Records shown
========================================================================

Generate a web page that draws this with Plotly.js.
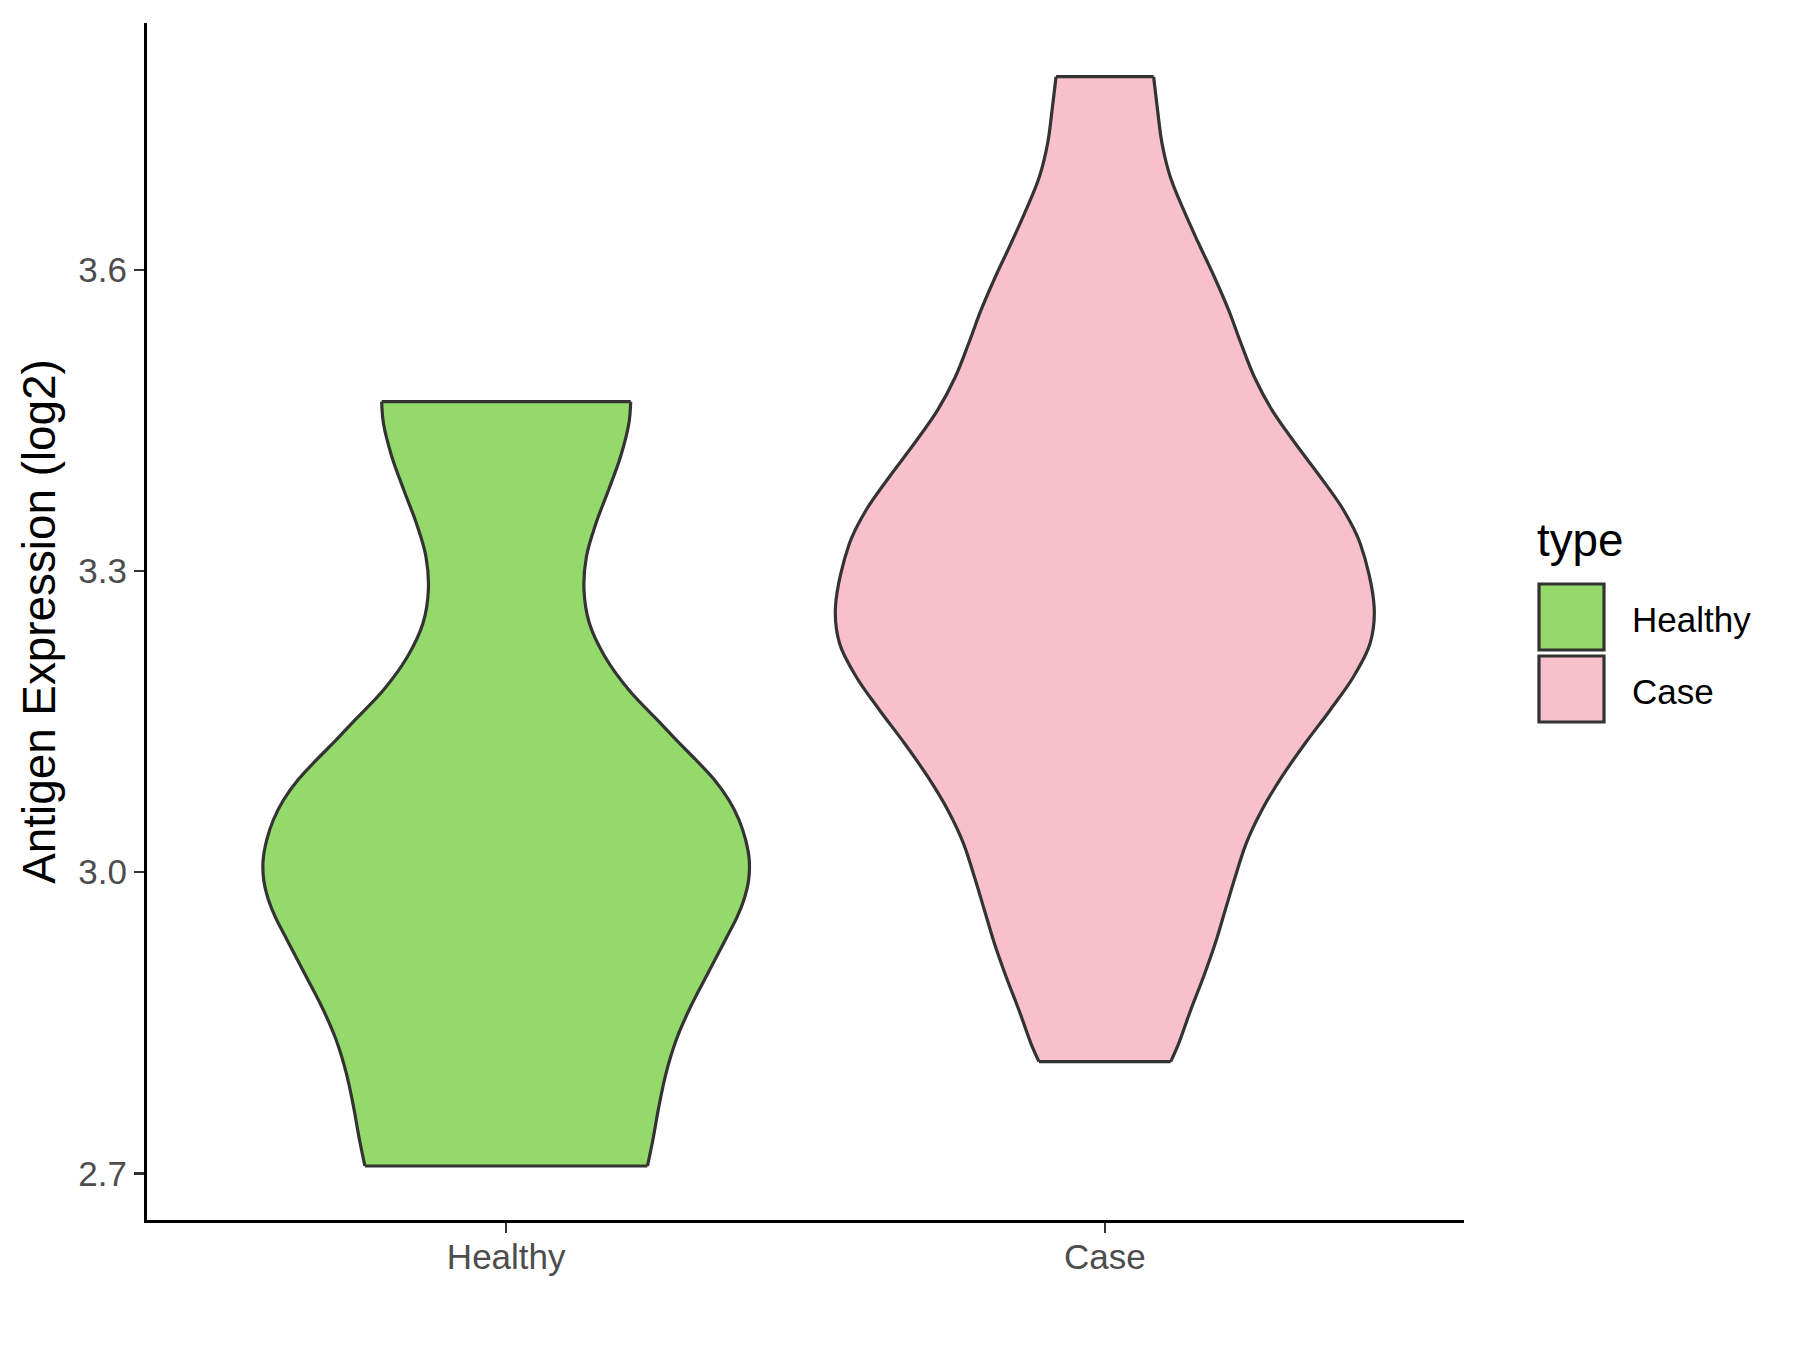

========================================================================

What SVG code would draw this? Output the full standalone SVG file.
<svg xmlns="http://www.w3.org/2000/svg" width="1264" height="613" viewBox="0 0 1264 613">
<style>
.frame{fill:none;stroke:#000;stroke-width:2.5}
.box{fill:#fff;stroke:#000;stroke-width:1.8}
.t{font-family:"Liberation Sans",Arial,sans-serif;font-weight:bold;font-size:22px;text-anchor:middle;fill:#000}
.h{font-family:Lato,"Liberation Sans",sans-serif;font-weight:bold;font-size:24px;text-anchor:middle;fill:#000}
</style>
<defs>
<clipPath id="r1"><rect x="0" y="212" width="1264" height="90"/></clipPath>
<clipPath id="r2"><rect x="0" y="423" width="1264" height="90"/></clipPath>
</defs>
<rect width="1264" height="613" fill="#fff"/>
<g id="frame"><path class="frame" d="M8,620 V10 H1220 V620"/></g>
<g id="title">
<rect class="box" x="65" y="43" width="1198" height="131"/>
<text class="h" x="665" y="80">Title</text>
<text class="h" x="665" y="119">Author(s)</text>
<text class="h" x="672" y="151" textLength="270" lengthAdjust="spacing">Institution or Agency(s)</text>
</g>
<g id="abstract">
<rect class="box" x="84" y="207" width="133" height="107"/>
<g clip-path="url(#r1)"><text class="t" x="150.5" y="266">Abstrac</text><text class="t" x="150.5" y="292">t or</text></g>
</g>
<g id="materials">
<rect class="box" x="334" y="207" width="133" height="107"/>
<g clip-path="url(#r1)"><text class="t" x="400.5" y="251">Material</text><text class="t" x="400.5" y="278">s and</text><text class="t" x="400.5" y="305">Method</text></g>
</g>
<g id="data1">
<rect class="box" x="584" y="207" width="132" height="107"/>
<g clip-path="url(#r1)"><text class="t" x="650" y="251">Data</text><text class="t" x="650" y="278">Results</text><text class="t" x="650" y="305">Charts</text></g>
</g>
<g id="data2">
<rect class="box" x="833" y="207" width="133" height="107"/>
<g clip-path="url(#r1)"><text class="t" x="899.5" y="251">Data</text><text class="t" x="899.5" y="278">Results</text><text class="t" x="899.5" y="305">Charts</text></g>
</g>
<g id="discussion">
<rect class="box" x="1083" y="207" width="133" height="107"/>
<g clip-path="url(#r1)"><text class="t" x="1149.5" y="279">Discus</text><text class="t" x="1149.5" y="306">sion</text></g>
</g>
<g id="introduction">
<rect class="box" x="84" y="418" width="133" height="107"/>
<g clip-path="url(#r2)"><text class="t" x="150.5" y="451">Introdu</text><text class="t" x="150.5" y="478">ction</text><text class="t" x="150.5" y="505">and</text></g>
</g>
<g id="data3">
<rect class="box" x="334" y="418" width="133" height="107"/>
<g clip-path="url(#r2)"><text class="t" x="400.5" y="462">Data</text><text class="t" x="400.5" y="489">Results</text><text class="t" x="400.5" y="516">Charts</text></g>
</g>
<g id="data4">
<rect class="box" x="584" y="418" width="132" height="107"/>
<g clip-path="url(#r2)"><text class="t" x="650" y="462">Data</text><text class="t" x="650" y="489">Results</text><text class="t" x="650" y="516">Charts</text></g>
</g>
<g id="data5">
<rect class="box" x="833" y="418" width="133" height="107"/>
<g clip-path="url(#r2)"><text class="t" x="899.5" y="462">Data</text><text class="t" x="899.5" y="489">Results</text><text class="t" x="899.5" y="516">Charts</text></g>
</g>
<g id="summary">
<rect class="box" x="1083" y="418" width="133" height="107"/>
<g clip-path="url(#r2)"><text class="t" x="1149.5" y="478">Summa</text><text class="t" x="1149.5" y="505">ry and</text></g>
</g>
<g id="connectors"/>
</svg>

========================================================================

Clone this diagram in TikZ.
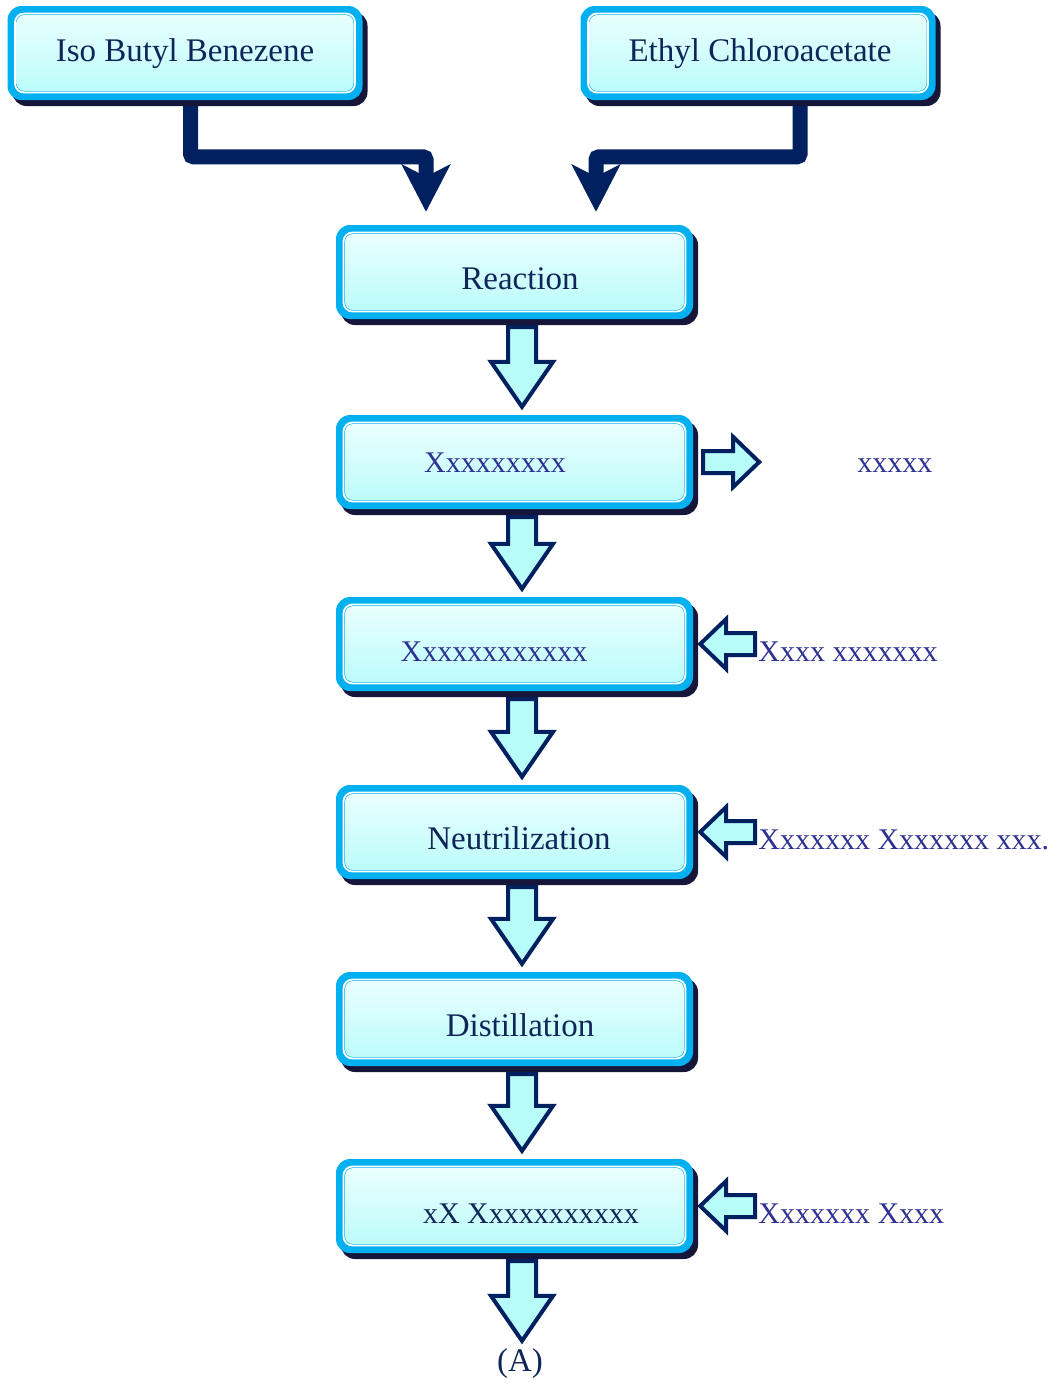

========================================================================

Your task
Go through the records line by line and count those containing the string "this". Give only the total.

Solution
3